** Your instructions **
Pick out all lines in the listing holding the string "that" and copy them.

** Working data **
* BEGIN *

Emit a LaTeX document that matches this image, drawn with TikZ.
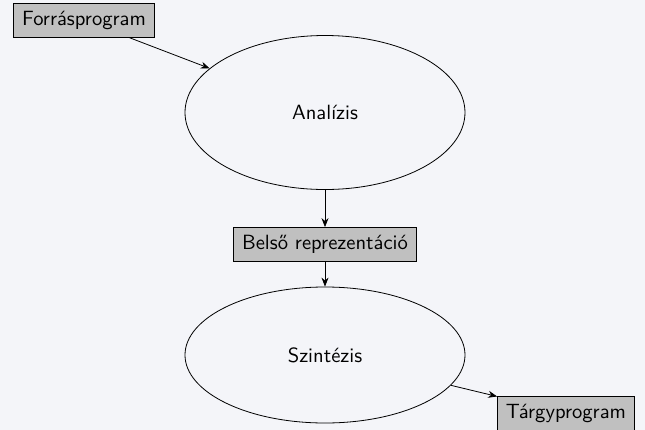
\documentclass[tikz,border=0pt]{standalone}
\usetikzlibrary{shapes.geometric,arrows.meta}
\definecolor{bgc}{RGB}{244,245,249}
\definecolor{boxgray}{RGB}{192,192,192}
\begin{document}
\begin{tikzpicture}[x=0.5pt,y=-0.5pt,
  font=\sffamily\fontsize{10.3}{12.5}\selectfont,
  databox/.style={draw, fill=boxgray, inner xsep=4.2pt, inner ysep=0pt, minimum height=17pt},
  phase/.style={draw, ellipse, inner sep=0pt, minimum width=140pt},
  flow/.style={-{Stealth[length=4.5pt,width=3.5pt]}}]
  % canvas
  \fill[bgc] (0,0) rectangle (645,430);
  \useasboundingbox (0,0) rectangle (645,430);
  % nodes
  \node[databox] (src) at (84,20.3) {Forrásprogram};
  \node[phase, minimum height=77pt] (ana) at (325,112.5) {Analízis};
  \node[databox] (ir) at (325,244.5) {Belső reprezentáció};
  \node[phase, minimum height=68pt] (syn) at (325,355) {Szintézis};
  \node[databox] (dst) at (566,413) {Tárgyprogram};
  % connectors
  \draw[flow] (src) -- (ana);
  \draw[flow] (ana) -- (ir);
  \draw[flow] (ir) -- (syn);
  \draw[flow] (syn) -- (dst);
\end{tikzpicture}
\end{document}
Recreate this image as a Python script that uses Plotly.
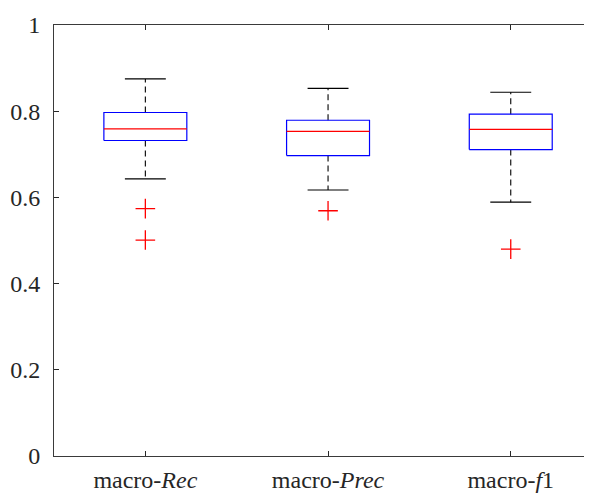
import plotly.graph_objects as go

categories = ["macro-<i>Rec</i>", "macro-<i>Prec</i>", "macro-<i>f</i>1"]
positions = [1, 2, 3]
upper_whisker = [0.875, 0.853, 0.844]
q3 = [0.797, 0.779, 0.793]
median = [0.759, 0.753, 0.758]
q1 = [0.732, 0.697, 0.711]
lower_whisker = [0.643, 0.617, 0.589]
outlier_x = [1, 1, 2, 3]
outlier_y = [0.574, 0.501, 0.569, 0.480]

BOX_HALF = 0.227
CAP_HALF = 0.112

fig = go.Figure()

# whiskers (dashed)
wx, wy = [], []
for p, a, b, c, d in zip(positions, upper_whisker, q3, q1, lower_whisker):
    wx += [p, p, None, p, p, None]
    wy += [b, a, None, c, d, None]
fig.add_trace(go.Scatter(x=wx, y=wy, mode="lines",
                         line=dict(color="black", width=1.1, dash="6px,4px"),
                         hoverinfo="skip", showlegend=False))
# caps
cx, cy = [], []
for p, a, d in zip(positions, upper_whisker, lower_whisker):
    cx += [p - CAP_HALF, p + CAP_HALF, None, p - CAP_HALF, p + CAP_HALF, None]
    cy += [a, a, None, d, d, None]
fig.add_trace(go.Scatter(x=cx, y=cy, mode="lines",
                         line=dict(color="black", width=1.1),
                         hoverinfo="skip", showlegend=False))
# boxes
bx, by = [], []
for p, b, c in zip(positions, q3, q1):
    bx += [p - BOX_HALF, p + BOX_HALF, p + BOX_HALF, p - BOX_HALF, p - BOX_HALF, None]
    by += [c, c, b, b, c, None]
fig.add_trace(go.Scatter(x=bx, y=by, mode="lines",
                         line=dict(color="#0000ff", width=1.2),
                         hoverinfo="skip", showlegend=False))
# medians
mx, my = [], []
for p, m in zip(positions, median):
    mx += [p - BOX_HALF, p + BOX_HALF, None]
    my += [m, m, None]
fig.add_trace(go.Scatter(x=mx, y=my, mode="lines",
                         line=dict(color="#ff0000", width=1.2),
                         hoverinfo="skip", showlegend=False))
# outliers
fig.add_trace(go.Scatter(x=outlier_x, y=outlier_y, mode="markers",
                         marker=dict(symbol="cross-thin", size=14,
                                     line=dict(color="#ff0000", width=1.3)),
                         hoverinfo="skip", showlegend=False))

# page body has an 8px margin: figure is placed at (8, 8)
W, H = 584, 485
L, R, T, B = 46, 0, 16.5, 37
unit_px = 182.7
xmax = 0.5 + (W - L - R) / unit_px

fig.update_layout(
    width=W, height=H,
    margin=dict(l=L, r=R, t=T, b=B, autoexpand=False),
    plot_bgcolor="white", paper_bgcolor="white",
    font=dict(family="Liberation Serif", size=24, color="#262626"),
    xaxis=dict(range=[0.5, xmax], tickvals=positions, ticktext=categories,
               ticks="inside", ticklen=5, tickcolor="#262626",
               showline=True, linecolor="#3a3a3a", linewidth=1,
               mirror="ticks", showgrid=False, zeroline=False,
               ticklabelstandoff=2),
    yaxis=dict(range=[0, 1], tickvals=[0, 0.2, 0.4, 0.6, 0.8, 1],
               ticktext=["0", "0.2", "0.4", "0.6", "0.8", "1"],
               ticks="inside", ticklen=5, tickcolor="#262626",
               showline=True, linecolor="#3a3a3a", linewidth=1,
               mirror=False, showgrid=False, zeroline=False,
               ticklabelstandoff=8),
)

fig.write_html("out.html")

* END *

** Full response **
Emit a LaTeX document that matches this image, drawn with TikZ.
Recreate this image as a Python script that uses Plotly.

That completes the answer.